What follows is a post from the Wyrdsmiths blog in response to a comment that what matters in fiction is not ideas, but what you do with them. The original comment came from Justine Larbalestier in her blog. It troubled me, and I replied...

I'm not sure ideas are the easy part. There's a whole tradition in SF of neat idea stories, where the writing is competent at best, and the characters don't really matter, but the ideas are wonderful. Think of the best Heinlein: "All You Zombies" and "The House That Jack Built."

These are the stories that C.S. Lewis talks about, when he talks about myth. What matters is not style or character or mood or whatever, it's the story itself. These stories retain power when you simply describe the plot.

I don't remember much about Fire on the Deep, the Vernor Vinge novel, except that the basic laws of physics varied by where you were in space, so fast interstellar travel was possible in some regions, but not others; and the entire galaxy had an Internet, so as the novel's action line developed, there was constant interstellar commentary on what was happening. Two nifty ideas. The plot is gone from my mind; I don't remember the characters; but I remember the ideas.

I need a reason to write a story, and a lot of times the reason is an idea, or several ideas. I don't usually finish or keep a story that doesn't have a point, which is also usually an idea.

Monday, May 12, 2008

Spring

I've seen tulips, daphodils, azalias, blossoming magnolias and fruit trees... We are one or two weeks off from the week in May when the lilacs bloom. That is amazing. The bushes are everywhere, along boulevards and the I-94 freeway, in parks and yards.

Wednesday, May 07, 2008

May

It snowed several times in April, but I think spring is really here now. I saw a magnolia in bloom this morning. Here is a poem.

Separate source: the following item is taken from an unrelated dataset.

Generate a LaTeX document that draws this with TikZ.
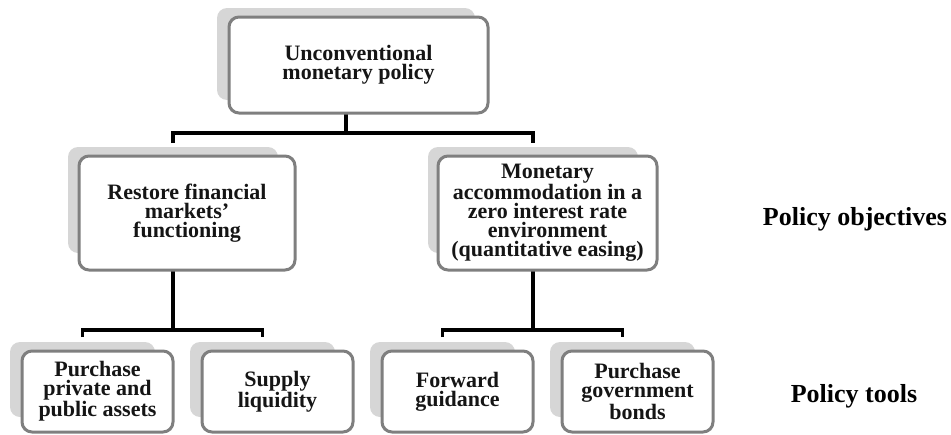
\documentclass[tikz,border=0pt]{standalone}
\usepackage{fontspec}
\setmainfont{Liberation Serif}
\definecolor{boxgray}{HTML}{7F7F7F}
\definecolor{shadegray}{HTML}{D6D6D6}
\definecolor{txt}{HTML}{151515}
\begin{document}
\begin{tikzpicture}[x=1pt,y=-1pt,
  shadebox/.style={fill=shadegray, rounded corners=10pt, inner sep=0pt, outer sep=0pt},
  box/.style={draw=boxgray, line width=3pt, fill=white, rounded corners=10pt, inner sep=0pt, align=center,
    font=\bfseries\fontsize{22}{19}\selectfont, text=txt},
  conn/.style={draw=black, line width=3.5pt},
  lab/.style={font=\bfseries\fontsize{26}{30}\selectfont, anchor=base, inner sep=0pt, text=black}]
\useasboundingbox (0,0) rectangle (951,434);
% shadows
\node[shadebox, minimum width=258pt, minimum height=92pt] (sTop) at (346,54) {};
\node[shadebox, minimum width=210pt, minimum height=106pt] (sRes) at (173,200) {};
\node[shadebox, minimum width=210pt, minimum height=106pt] (sMon) at (533,200) {};
\node[shadebox, minimum width=145pt, minimum height=75pt] (sP1) at (82.5,379.5) {};
\node[shadebox, minimum width=145pt, minimum height=75pt] (sP2) at (262.5,379.5) {};
\node[shadebox, minimum width=145pt, minimum height=75pt] (sP3) at (442.5,379.5) {};
\node[shadebox, minimum width=145pt, minimum height=75pt] (sP4) at (622.5,379.5) {};
% connectors
\coordinate (jA) at (346,133);
\coordinate (jB) at (173,330);
\coordinate (jC) at (533,330);
\draw[conn] (sTop.south) -- (jA);
\draw[conn] ([yshift=4pt]sRes.north) |- (jA) -| ([yshift=4pt]sMon.north);
\draw[conn] (sRes.south) -- (jB);
\draw[conn] ([yshift=5pt]sP1.north) |- (jB) -| ([yshift=5pt]sP2.north);
\draw[conn] (sMon.south) -- (jC);
\draw[conn] ([yshift=5pt]sP3.north) |- (jC) -| ([yshift=5pt]sP4.north);
% boxes
\node[box, minimum width=259pt, minimum height=96pt] (top) at (358.5,65) {Unconventional\\monetary policy};
\node[box, minimum width=216pt, minimum height=114pt] (res) at (187,213) {Restore financial\\markets’\\functioning};
\node[box, minimum width=219pt, minimum height=114pt] (mon) at (547.5,213) {Monetary\\accommodation in a\\zero interest rate\\environment\\(quantitative easing)};
\node[box, minimum width=151pt, minimum height=81pt] (p1) at (97.5,391.5) {Purchase\\private and\\public assets};
\node[box, minimum width=151pt, minimum height=81pt] (p2) at (277.5,391.5) {Supply\\liquidity};
\node[box, minimum width=151pt, minimum height=81pt] (p3) at (457.5,391.5) {Forward\\guidance};
\node[box, minimum width=151pt, minimum height=81pt] (p4) at (637.5,391.5) {Purchase\\government\\bonds};
% labels
\node[lab] (lobj) at (855,225) {Policy objectives};
\node[lab] (ltools) at (854,402) {Policy tools};
\end{tikzpicture}
\end{document}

What the May Sunlight Falls On

Two cops drinking coffee
on a terrace
under a Starbuck's sign;

A Powerball billboard,
down to fifteen million --
hardly worth buying a ticket;

An Indian woman -- hawk nose
and long, black hair --
wearing a Mille Lacs Grand Casino jacket;

Trees opening fresh green
and red leaves
by the fake-gothic Minneapolis Club;

Me with silver hair
hauling heavy bags home
on the 94;

All in the soft May sunlight
that makes almost
everything shine.

I notice that two of my little stanzas are about gambling, one is about law enforcement and one is about a club for rich people. What does this say?

Post script: I reread this. It's not a great poem. But I enjoyed the day when I wrote it, and I enjoyed the sights I describe.

Second post script: I found two more stanzas in my notebook and added them; and I tinkered with punctuation and line breaks.